Это было 20-го декабря — радость по поводу выздоровления государыни, ликование по случаю взятия Кольберга — этой занозы в чести и славе русской армии.
Но уже 22-го вечером в 10 часов началась у императрицы сильная рвота с кровью и кашлем, мучавшие больную почти всю ночь.
Посовещавшись, медики вынуждены были объявить, что здоровье ее величества в опасности. Елизавета Петровна велела звать духовника, чтобы исповедаться. Позвали и великого князя Петра Федоровича и великую княгиню Екатерину Алексеевну. Принцесса присела у самого ложа больной, принц встал у окна.
Открыв глаза, Елизавета Петровна увидела заплаканное лицо принцессы, прошептала ласково:
— Катенька… Милая… — и кивком головы позвала наклониться ниже.
Принцесса склонилась к самому лицу ее, и государыня зашептала с горечью:
— Дурак ведь он, прости Господи, не в деда и даже не в Анницу, ты уж, милая, помогай ему. А? Будешь?
— Буду, буду, матушка, — отвечала тихо Екатерина, заливаясь слезами.
В приемной толпились все сановники, тихо перешептывались. Ждали развязки.

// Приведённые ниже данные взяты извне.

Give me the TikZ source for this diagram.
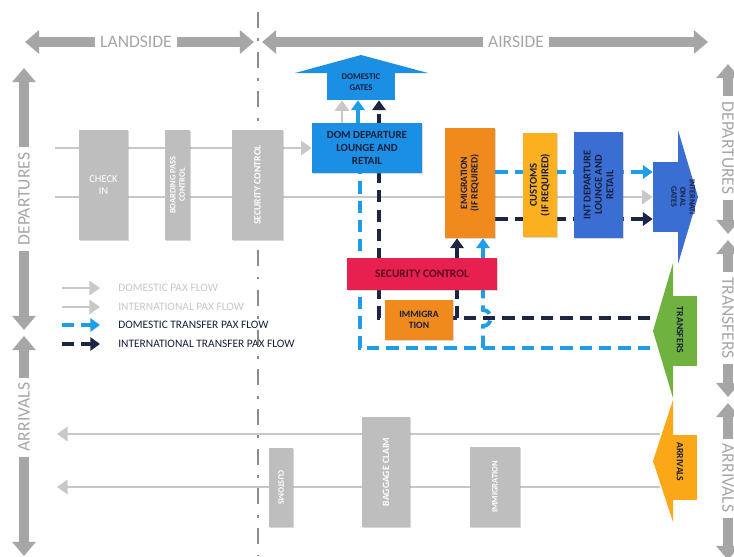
\documentclass[tikz,border=0pt]{standalone}
\usepackage{fontspec}
\setmainfont{Carlito}
\usepackage{xcolor}
\usetikzlibrary{arrows.meta,positioning,backgrounds,shadows}

\definecolor{bandgray}{RGB}{166,166,166}
\definecolor{boxgray}{RGB}{190,190,190}
\definecolor{flowgray}{RGB}{200,200,200}
\definecolor{divgray}{RGB}{140,140,140}
\definecolor{domblue}{RGB}{26,143,227}
\definecolor{intblue}{RGB}{58,110,210}
\definecolor{emigorange}{RGB}{240,138,28}
\definecolor{custyellow}{RGB}{252,176,32}
\definecolor{secred}{RGB}{232,32,80}
\definecolor{secmaroon}{RGB}{90,10,30}
\definecolor{trgreen}{RGB}{112,178,64}
\definecolor{arrorange}{RGB}{250,168,24}
\definecolor{navy}{RGB}{28,38,66}
\definecolor{domdash}{RGB}{30,158,230}
\definecolor{darktxt}{RGB}{25,30,60}

\begin{document}
\begin{tikzpicture}[
    x=0.02cm, y=-0.02cm,
    every node/.style={font=\fontsize{6}{6.5}\selectfont},
    box/.style={inner sep=0pt, drop shadow={opacity=0.3, shadow xshift=0.8pt, shadow yshift=-0.8pt}},
    greybox/.style={box, fill=boxgray},
    boxtxt/.style={font=\fontsize{5.5}{6}\selectfont\bfseries, align=center, text=darktxt},
    whitetxt/.style={boxtxt, text=white},
    band/.style={line width=5.5pt, draw=bandgray, arrows={Triangle[width=13pt,length=8pt]-Triangle[width=13pt,length=8pt]}},
    bandlbl/.style={fill=white, text=bandgray, inner xsep=3pt, inner ysep=1pt, font=\fontsize{10}{10}\selectfont},
    arrowend/.style={arrows={-Triangle[width=7.5pt,length=5.5pt]}},
    paxflow/.style={draw=flowgray, line width=1.6pt, arrows={-Triangle[width=8pt,length=6pt]}},
    domtr/.style={draw=domdash, line width=2.2pt, dash pattern=on 7pt off 4pt},
    inttr/.style={draw=navy, line width=2.2pt, dash pattern=on 7pt off 4pt},
    legtxt/.style={anchor=west, inner sep=0pt, font=\fontsize{6.5}{7}\selectfont}
]
    \useasboundingbox (0,0) rectangle (734,556);

    % Zone bands
    \draw[band] (25,42) -- (254,42);
    \draw[band] (262,42) -- (708,42);
    \node[bandlbl] (landside) at (136,42) {LANDSIDE};
    \node[bandlbl] (airside) at (516,42) {AIRSIDE};

    \draw[band] (24,68) -- (24,330);
    \draw[band] (24,336) -- (24,556);
    \node[bandlbl, rotate=90] (ldep) at (24,199) {DEPARTURES};
    \node[bandlbl, rotate=90] (larr) at (24,417) {ARRIVALS};

    \draw[band] (728,64) -- (728,234);
    \draw[band] (728,240) -- (728,397);
    \draw[band] (728,403) -- (728,560);
    \node[bandlbl, rotate=-90] (rdep) at (728,148) {DEPARTURES};
    \node[bandlbl, rotate=-90] (rtr) at (728,318) {TRANSFERS};
    \node[bandlbl, rotate=-90] (rarr) at (728,478) {ARRIVALS};

    % Landside processes
    \node[greybox, minimum width=0.98cm, minimum height=2.2cm, whitetxt, font=\fontsize{6}{6.5}\selectfont] (checkin) at (103.5,185) {CHECK\\IN};
    \node[greybox, minimum width=0.5cm, minimum height=2.2cm,
        label={[whitetxt, rotate=90, font=\fontsize{4.8}{5.2}\selectfont\bfseries]center:{BOARDING PASS\\CONTROL}}] (boarding) at (177.5,185) {};
    \node[greybox, minimum width=1.02cm, minimum height=2.2cm,
        label={[whitetxt, rotate=90]center:{SECURITY CONTROL}}] (secland) at (257.5,185) {};

    % Domestic airside
    \node[inner sep=0pt, fill=domblue, minimum width=1.36cm, minimum height=0.54cm] (domgates) at (361,86.5) {};
    \fill[domblue] (295,73) -- (361,55) -- (428,73) -- cycle;
    \node[boxtxt, font=\fontsize{5}{6}\selectfont\bfseries] (domgatestxt) at (361,82) {DOMESTIC\\GATES};
    \node[box, fill=domblue, minimum width=2.2cm, minimum height=1cm, boxtxt, font=\fontsize{6.2}{7.5}\selectfont\bfseries] (domdep) at (367,148) {DOM DEPARTURE\\LOUNGE AND\\RETAIL};

    % International airside
    \node[box, fill=emigorange, minimum width=1cm, minimum height=2.2cm,
        label={[boxtxt, rotate=90]center:{EMIGRATION\\(IF REQUIRED)}}] (emig) at (470,183) {};
    \node[box, fill=custyellow, minimum width=0.68cm, minimum height=2.08cm,
        label={[boxtxt, rotate=90, font=\fontsize{6}{6.5}\selectfont\bfseries]center:{CUSTOMS\\(IF REQUIRED)}}] (customs) at (540,185) {};
    \node[box, fill=intblue, minimum width=0.98cm, minimum height=2.12cm,
        label={[boxtxt, rotate=90, font=\fontsize{6}{6.5}\selectfont\bfseries]center:{INT DEPARTURE\\LOUNGE AND\\RETAIL}}] (intdep) at (598.5,185) {};
    \node[inner sep=0pt, fill=intblue, minimum width=0.5cm, minimum height=1.4cm] (intgates) at (665.5,197) {};
    \fill[intblue] (678,130) -- (698,197) -- (678,264) -- cycle;
    \node[boxtxt, rotate=-90, font=\fontsize{4.6}{5.2}\selectfont\bfseries] (intgatestxt) at (683,197) {INTERNATI\\ONAL\\GATES};

    % Transfer processes
    \node[box, fill=secred, minimum width=3cm, minimum height=0.64cm, boxtxt, text=secmaroon, font=\fontsize{6.5}{7}\selectfont\bfseries] (security) at (422,274) {SECURITY CONTROL};
    \node[box, fill=emigorange, minimum width=1.36cm, minimum height=0.8cm, boxtxt] (immig) at (419,320) {IMMIGRA\\TION};

    % Transfers and arrivals
    \node[inner sep=0pt, fill=trgreen, minimum width=0.48cm, minimum height=1.4cm] (transfers) at (685,331) {};
    \fill[trgreen] (673,263) -- (653,331) -- (673,398) -- cycle;
    \node[boxtxt, rotate=-90] (transferstxt) at (680,330) {TRANSFERS};
    \node[inner sep=0pt, fill=arrorange, minimum width=0.48cm, minimum height=1.3cm] (arrivals) at (685,467.5) {};
    \fill[arrorange] (673,400) -- (653,461) -- (673,522) -- cycle;
    \node[boxtxt, rotate=-90] (arrivalstxt) at (680,462) {ARRIVALS};

    % Arrivals processes
    \node[greybox, minimum width=0.48cm, minimum height=1.58cm,
        label={[whitetxt, rotate=-90, font=\fontsize{4.8}{5.2}\selectfont\bfseries]center:{CUSTOMS}}] (customsarr) at (281,487.5) {};
    \node[greybox, minimum width=0.96cm, minimum height=2.2cm,
        label={[whitetxt, rotate=90]center:{BAGGAGE CLAIM}}] (baggage) at (386,472) {};
    \node[greybox, minimum width=1cm, minimum height=1.6cm,
        label={[whitetxt, rotate=90, font=\fontsize{4.8}{5.2}\selectfont\bfseries]center:{IMMIGRATION}}] (immigarr) at (495,487) {};

    % Legend
    \node[legtxt, text=flowgray] (legdom) at (118,288) {DOMESTIC PAX FLOW};
    \node[legtxt, text=flowgray] (legint) at (118,307) {INTERNATIONAL PAX FLOW};
    \node[legtxt, text=darktxt] (legdomtr) at (118,325) {DOMESTIC TRANSFER PAX FLOW};
    \node[legtxt, text=darktxt] (leginttr) at (118,344) {INTERNATIONAL TRANSFER PAX FLOW};

    \coordinate (gx) at (342,0);
    \coordinate (bx) at (358,0);
    \coordinate (xd) at (360,0);
    \coordinate (xn) at (379,0);
    \coordinate (xe) at (457,0);
    \coordinate (xb) at (483,0);
    \coordinate (dstart) at (55,148);
    \coordinate (istart) at (55,197);
    \coordinate (trdom) at (650,348);
    \coordinate (trint) at (650,318);
    \coordinate (arrA) at (660,434);
    \coordinate (arrB) at (660,487);
    \coordinate (arrAend) at (57,434);
    \coordinate (arrBend) at (57,487);
    \coordinate (eb) at ([yshift=0.22cm]emig.east);
    \coordinate (en) at ([yshift=-0.72cm]emig.east);

    \begin{scope}[on background layer]
        \fill[white] (0,0) rectangle (734,556);
        % Airside boundary
        \draw[divgray, line width=1.7pt, dash pattern=on 9pt off 6pt on 1.6pt off 6pt] (258,12) -- (258,556);

        % Passenger flows
        \draw[paxflow] (dstart) -- (dstart -| domdep.west);
        \draw[paxflow] (istart) -- (istart -| intgates.west);
        \draw[paxflow] (domdep.north -| gx) -- (domgates.south -| gx);
        \draw[paxflow] (arrA) -- (arrAend);
        \draw[paxflow] (arrB) -- (arrBend);

        % Domestic transfers
        \draw[domtr] (trdom) -| (domdep.south -| xd);
        \draw[domtr, arrowend] (trdom -| xb) -- ++(0,-22) .. controls +(10,0) and +(10,0) .. ++(0,-16) -- (emig.south -| xb);
        \draw[domtr, arrowend] (eb) -- (eb -| intgates.west);
        \draw[domdash, line width=2.2pt, arrowend] (domdep.north -| bx) -- (domgates.south -| bx);

        % International transfers
        \draw[inttr] (trint) -| (domdep.south -| xn);
        \draw[inttr, arrowend] (trint -| xe) -- (emig.south -| xe);
        \draw[inttr, arrowend] (en) -- (en -| intgates.west);
        \draw[inttr, dash pattern=on 5pt off 2pt, arrowend] (domdep.north -| xn) -- (domgates.south -| xn);

        % Legend keys
        \draw[paxflow] ([xshift=-1.12cm]legdom.west) -- ([xshift=-0.36cm]legdom.west);
        \draw[paxflow] ([xshift=-1.12cm]legint.west) -- ([xshift=-0.36cm]legint.west);
        \draw[domtr, arrowend] ([xshift=-1.12cm]legdomtr.west) -- ([xshift=-0.36cm]legdomtr.west);
        \draw[inttr, arrowend] ([xshift=-1.12cm]leginttr.west) -- ([xshift=-0.36cm]leginttr.west);
    \end{scope}
\end{tikzpicture}
\end{document}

Вечером Елизавета соборовалась и велела духовнику читать отходную, повторяя за ним слова молитвы. Она умирала трудно, агония продолжалась всю ночь и полдня 25 декабря.
Никто не сомкнул глаз в эту ночь. Принц и принцесса не уходили из спальни умирающей.
К полудню вызван был в спальню старший сенатор князь Никита Юрьевич Трубецкой. В четвертом часу он вышел из спальни и, не отирая катившихся по лицу слез, объявил пресекающимся голосом:
— Ее величество императрица Елизавета Петровна скончались, и отныне государствует его величество император Петр Третий.
Послышались рыдания, стоны, словно прорвало плотину сдерживаемых чувств. Заголосили осиротевшие фрейлины.
Распахнулась дверь из спальни, явился перед всеми император и медленно, вздернув подбородок, проследовал сквозь плачущую толпу к себе, на свою половину.
Екатерина Алексеевна не появлялась, она, упав головой на ложе умершей, безутешно плакала.
Петр Федорович едва сдерживался, идя к своему кабинету, чтоб не начать подпрыгивать от счастья, переполнявшего его: «Теперь все, я уже не высочество, я — величество.